Manuel Howard Michael Edmonds (born 12 April 1977) is an Australian rugby union coach based in France and a former professional player who was capped twice for the Wallabies.

==Personal life==
Edmonds, nephew of New Zealand Maori player Huia Gordon, was born in Ashburton, New Zealand. He was educated at Erindale College upon moving to Canberra. His younger brother is Wallabies hooker Huia Edmonds.

==Rugby career==
A fly-half, Edmonds was an Australian representative at schoolboy, under 19 and under 21 level, before making his Super 12 debut for the NSW Waratahs in 1998. His career coincided with that of Stephen Larkham and Edmonds received limited opportunities in a Wallabies jumper.
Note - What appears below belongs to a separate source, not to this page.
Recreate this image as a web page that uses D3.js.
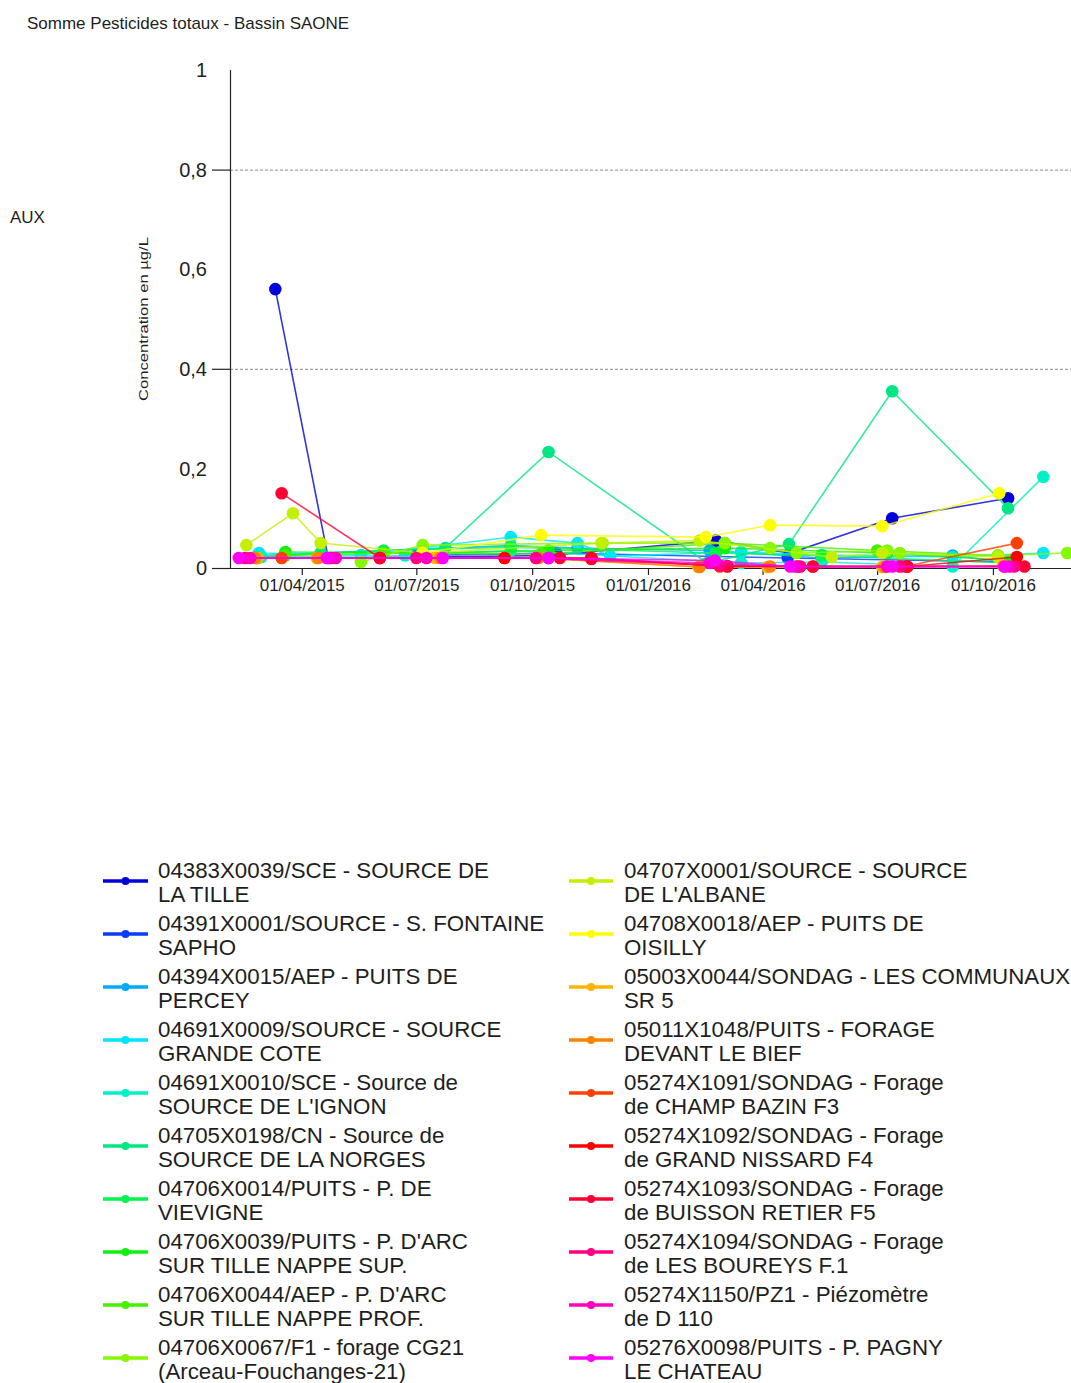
<!DOCTYPE html>
<html>
<head>
<meta charset="utf-8">
<script src="https://cdn.jsdelivr.net/npm/d3@7"></script>
<style>
  body { margin: 0; background: #fff; }
  svg { display: block; }
  text { font-family: "Liberation Sans", Arial, sans-serif; fill: #1e1e1e; }
</style>
</head>
<body>
<svg id="chart" width="1071" height="1383"></svg>
<script>
// ---- Data -------------------------------------------------------------
const chartTitle = "Somme Pesticides totaux - Bassin SAONE";
const sideLabel = "AUX";
const yTitle = "Concentration en µg/L";

const xDomain = ["2015-02-03", "2016-12-02"];
const xTickDates = ["2015-04-01", "2015-07-01", "2015-10-01", "2016-01-01", "2016-04-01", "2016-07-01", "2016-10-01"];
const yLabelValues = [0, 0.2, 0.4, 0.6, 0.8, 1];
const yMajorValues = [0, 0.4, 0.8];
const yGridValues = [0.4, 0.8];

const stationNames = [
  ["04383X0039/SCE - SOURCE DE", "LA TILLE"],
  ["04391X0001/SOURCE - S. FONTAINE", "SAPHO"],
  ["04394X0015/AEP - PUITS DE", "PERCEY"],
  ["04691X0009/SOURCE - SOURCE", "GRANDE COTE"],
  ["04691X0010/SCE - Source de", "SOURCE DE L'IGNON"],
  ["04705X0198/CN - Source de", "SOURCE DE LA NORGES"],
  ["04706X0014/PUITS - P. DE", "VIEVIGNE"],
  ["04706X0039/PUITS - P. D'ARC", "SUR TILLE NAPPE SUP."],
  ["04706X0044/AEP - P. D'ARC", "SUR TILLE NAPPE PROF."],
  ["04706X0067/F1 - forage CG21", "(Arceau-Fouchanges-21)"],
  ["04707X0001/SOURCE - SOURCE", "DE L'ALBANE"],
  ["04708X0018/AEP - PUITS DE", "OISILLY"],
  ["05003X0044/SONDAG - LES COMMUNAUX", "SR 5"],
  ["05011X1048/PUITS - FORAGE", "DEVANT LE BIEF"],
  ["05274X1091/SONDAG - Forage", "de CHAMP BAZIN F3"],
  ["05274X1092/SONDAG - Forage", "de GRAND NISSARD F4"],
  ["05274X1093/SONDAG - Forage", "de BUISSON RETIER F5"],
  ["05274X1094/SONDAG - Forage", "de LES BOUREYS F.1"],
  ["05274X1150/PZ1 - Piézomètre", "de D 110"],
  ["05276X0098/PUITS - P. PAGNY", "LE CHATEAU"]
];

const stationColors = [
  "#0000d8", "#0a3cff", "#00aaff", "#00e6ff", "#00f0c8",
  "#00e682", "#00f550", "#12f012", "#46f000", "#86f800",
  "#c2f000", "#ffff00", "#ffb400", "#ff8000", "#ff4000",
  "#ff0000", "#ff0034", "#ff0080", "#ff00c0", "#ff00ff"
];

// measurements: [date, µg/L]
const s01 = [["2015-03-11",0.56],["2015-04-22",0.02],["2015-10-14",0.025],["2016-02-24",0.055],["2016-04-23",0.03],["2016-07-13",0.10],["2016-10-13",0.14]];
const s02 = [["2015-07-01",0.025],["2015-10-20",0.03],["2016-04-21",0.02],["2016-10-14",0.012]];
const s03 = [["2015-02-26",0.025],["2015-09-14",0.045],["2015-11-06",0.04],["2016-02-19",0.035],["2016-05-18",0.02],["2016-08-30",0.025],["2016-10-18",0.01]];
const s04 = [["2015-02-26",0.03],["2015-05-18",0.026],["2015-09-14",0.062],["2015-11-06",0.05],["2015-12-02",0.024],["2016-03-15",0.032],["2016-05-18",0.026],["2016-08-30",0.022],["2016-11-10",0.03]];
const s05 = [["2015-02-28",0.022],["2015-06-22",0.025],["2015-09-14",0.035],["2016-03-15",0.01],["2016-05-18",0.012],["2016-08-30",0.003],["2016-11-10",0.183]];
const s06 = [["2015-02-25",0.02],["2015-04-16",0.03],["2015-07-24",0.04],["2015-10-14",0.233],["2016-02-17",0.01],["2016-04-22",0.048],["2016-07-13",0.355],["2016-10-13",0.12]];
const s07 = [["2015-02-23",0.022],["2015-06-05",0.035],["2015-09-14",0.042],["2016-02-24",0.03],["2016-05-18",0.025],["2016-10-14",0.01]];
const s08 = [["2015-03-19",0.032],["2015-07-06",0.03],["2015-10-14",0.035],["2016-03-02",0.04],["2016-07-09",0.03],["2016-10-14",0.015]];
const s09 = [["2015-03-19",0.025],["2015-06-05",0.03],["2015-10-08",0.028],["2016-03-02",0.05],["2016-07-01",0.035],["2016-10-05",0.025]];
const s10 = [["2015-05-18",0.012],["2015-07-06",0.046],["2015-11-26",0.05],["2016-03-02",0.05],["2016-04-07",0.04],["2016-04-28",0.03],["2016-07-09",0.035],["2016-07-19",0.03],["2016-10-05",0.025],["2016-11-29",0.03]];
const s11 = [["2015-02-16",0.046],["2015-03-25",0.11],["2015-04-16",0.05],["2015-07-06",0.03],["2015-11-25",0.05],["2016-02-11",0.055],["2016-05-26",0.022],["2016-07-05",0.03],["2016-10-05",0.022]];
const s12 = [["2015-07-06",0.03],["2015-10-08",0.066],["2016-02-16",0.062],["2016-04-07",0.086],["2016-07-05",0.084],["2016-10-06",0.15]];
const s13 = [["2015-02-25",0.02],["2015-04-13",0.02],["2015-07-16",0.02],["2015-10-04",0.02],["2016-02-10",0.002],["2016-04-05",0.002],["2016-07-05",0.002],["2016-10-09",0.005]];
const s14 = [["2015-02-23",0.02],["2015-04-14",0.02],["2015-07-20",0.02],["2015-10-06",0.02],["2016-02-11",0.002],["2016-04-07",0.003],["2016-07-07",0.002],["2016-10-10",0.003]];
const s15 = [["2015-03-16",0.02],["2015-06-02",0.02],["2015-09-09",0.02],["2015-11-17",0.02],["2016-02-27",0.003],["2016-05-11",0.003],["2016-07-23",0.003],["2016-10-20",0.05]];
const s16 = [["2015-06-02",0.02],["2015-09-09",0.02],["2015-11-17",0.02],["2016-03-04",0.003],["2016-04-29",0.003],["2016-07-25",0.003],["2016-10-20",0.022]];
const s17 = [["2015-03-16",0.15],["2015-06-02",0.02],["2015-10-23",0.02],["2015-11-17",0.018],["2016-03-04",0.004],["2016-05-11",0.003],["2016-07-25",0.003],["2016-10-26",0.003]];
const s18 = [["2015-02-15",0.02],["2015-04-24",0.02],["2015-07-01",0.02],["2015-10-04",0.02],["2016-02-27",0.005],["2016-05-01",0.003],["2016-07-19",0.003],["2016-10-18",0.003]];
const s19 = [["2015-02-19",0.02],["2015-04-28",0.02],["2015-07-09",0.02],["2015-10-14",0.02],["2016-02-19",0.01],["2016-04-27",0.003],["2016-07-09",0.003],["2016-10-14",0.003]];
const s20 = [["2015-02-10",0.02],["2015-04-21",0.02],["2015-07-22",0.02],["2015-10-14",0.02],["2016-02-23",0.015],["2016-04-23",0.003],["2016-07-13",0.003],["2016-10-10",0.003]];

const stationSeries = [s01, s02, s03, s04, s05, s06, s07, s08, s09, s10,
                       s11, s12, s13, s14, s15, s16, s17, s18, s19, s20];

// ---- Layout -----------------------------------------------------------
const plot = { left: 230, right: 1071, top: 70, bottom: 568 };
const parse = d3.utcParse("%Y-%m-%d");
const fmtDate = d3.utcFormat("%d/%m/%Y");
const fmtVal = v => String(v).replace(".", ",");

const svg = d3.select("#chart");

const x = d3.scaleUtc().domain(xDomain.map(parse)).range([plot.left, plot.right]);
const y = d3.scaleLinear().domain([0, 1]).range([plot.bottom, plot.top]);

// titles
svg.append("text").attr("x", 27).attr("y", 29)
  .style("font-size", "17px").text(chartTitle);
svg.append("text").attr("x", 10).attr("y", 223)
  .style("font-size", "17px").text(sideLabel);
svg.append("text")
  .attr("transform", `translate(148,319) rotate(-90)`)
  .attr("text-anchor", "middle")
  .attr("textLength", 164).attr("lengthAdjust", "spacingAndGlyphs")
  .style("font-size", "13.5px").text(yTitle);

// horizontal dashed gridlines
svg.append("g").selectAll("line").data(yGridValues).join("line")
  .attr("x1", plot.left).attr("x2", plot.right)
  .attr("y1", d => y(d) + 0.5).attr("y2", d => y(d) + 0.5)
  .attr("stroke", "#8a8a8a").attr("stroke-width", 1)
  .attr("stroke-dasharray", "3,2");

// y axis
const yAxis = svg.append("g");
yAxis.append("line")
  .attr("x1", plot.left + 0.5).attr("x2", plot.left + 0.5)
  .attr("y1", plot.top).attr("y2", plot.bottom)
  .attr("stroke", "#222").attr("stroke-width", 1.2);
yAxis.selectAll("line.tick").data(yMajorValues).join("line")
  .attr("class", "tick")
  .attr("x1", 212).attr("x2", plot.left)
  .attr("y1", d => y(d) + 0.5).attr("y2", d => y(d) + 0.5)
  .attr("stroke", "#222").attr("stroke-width", 1.2);
yAxis.selectAll("text").data(yLabelValues).join("text")
  .attr("x", 207).attr("y", d => y(d))
  .attr("dy", "0.36em").attr("text-anchor", "end")
  .style("font-size", "20px")
  .text(fmtVal);

// x axis
const xAxis = d3.axisBottom(x)
  .tickValues(xTickDates.map(parse))
  .tickFormat(fmtDate)
  .tickSize(7).tickPadding(4);
const gx = svg.append("g").attr("transform", `translate(0,${plot.bottom})`).call(xAxis);
gx.select(".domain").attr("stroke", "#222").attr("stroke-width", 1.2)
  .attr("d", `M${212},0.5H${plot.right}`);
gx.selectAll(".tick line").attr("stroke", "#222").attr("stroke-width", 1.2);
gx.selectAll(".tick text")
  .style("font-size", "17px").style("font-family", "'Liberation Sans', Arial, sans-serif")
  .attr("fill", "#1e1e1e");

// series
svg.append("clipPath").attr("id", "plotclip").append("rect")
  .attr("x", plot.left + 1).attr("y", 0)
  .attr("width", plot.right - plot.left).attr("height", plot.bottom + 8);

const series = stationSeries.map((pts, i) => ({
  color: stationColors[i],
  points: pts.map(([d, v]) => ({ date: parse(d), value: v }))
}));

const line = d3.line().x(d => x(d.date)).y(d => y(d.value));
const gSeries = svg.append("g").attr("clip-path", "url(#plotclip)");

series.forEach(s => {
  const g = gSeries.append("g");
  g.append("path").datum(s.points)
    .attr("d", line)
    .attr("fill", "none")
    .attr("stroke", s.color)
    .attr("stroke-width", 1.6)
    .attr("stroke-opacity", 0.8);
  g.selectAll("circle").data(s.points).join("circle")
    .attr("cx", d => x(d.date)).attr("cy", d => y(d.value))
    .attr("r", 6.3)
    .attr("fill", s.color);
});

// legend: two columns of ten entries, each label on two lines
const legend = svg.append("g");
const colX = [{ lx1: 103, lx2: 148, tx: 158 }, { lx1: 569, lx2: 613, tx: 624 }];
stationNames.forEach((lines, i) => {
  const col = colX[Math.floor(i / 10)];
  const cy = 881 + (i % 10) * 53;
  const g = legend.append("g");
  g.append("line")
    .attr("x1", col.lx1).attr("x2", col.lx2)
    .attr("y1", cy).attr("y2", cy)
    .attr("stroke", stationColors[i]).attr("stroke-width", 3.5);
  g.append("circle")
    .attr("cx", (col.lx1 + col.lx2) / 2).attr("cy", cy).attr("r", 4)
    .attr("fill", stationColors[i]);
  g.selectAll("text").data(lines).join("text")
    .attr("x", col.tx)
    .attr("y", (d, j) => cy - 3 + j * 24)
    .style("font-size", "22.3px")
    .text(d => d);
});
</script>
</body>
</html>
After gaining a place in Australia's 1999 Rugby World Cup qualifying squad, he debuted as fly-half against Tonga in Canberra, where he scored two second half tries and kicked five conversions, for a match total of 20 points. Only David Knox in 1985 had scored more points on Wallabies debut with 21. He was overlooked for the World Cup and received just one more Test cap, against the Springboks at Pretoria in the 2001 Tri Nations Series.

Edmonds left the Waratahs in 2002 to play rugby union in France with USA Perpignan, for which he was a Heineken Cup finalist in 2003. He had a stint playing for Bayonne from 2007 to 2010, before returning to finish his career back at Perpignan. He was head coach of Béziers for the 2015–16 Rugby Pro D2 season.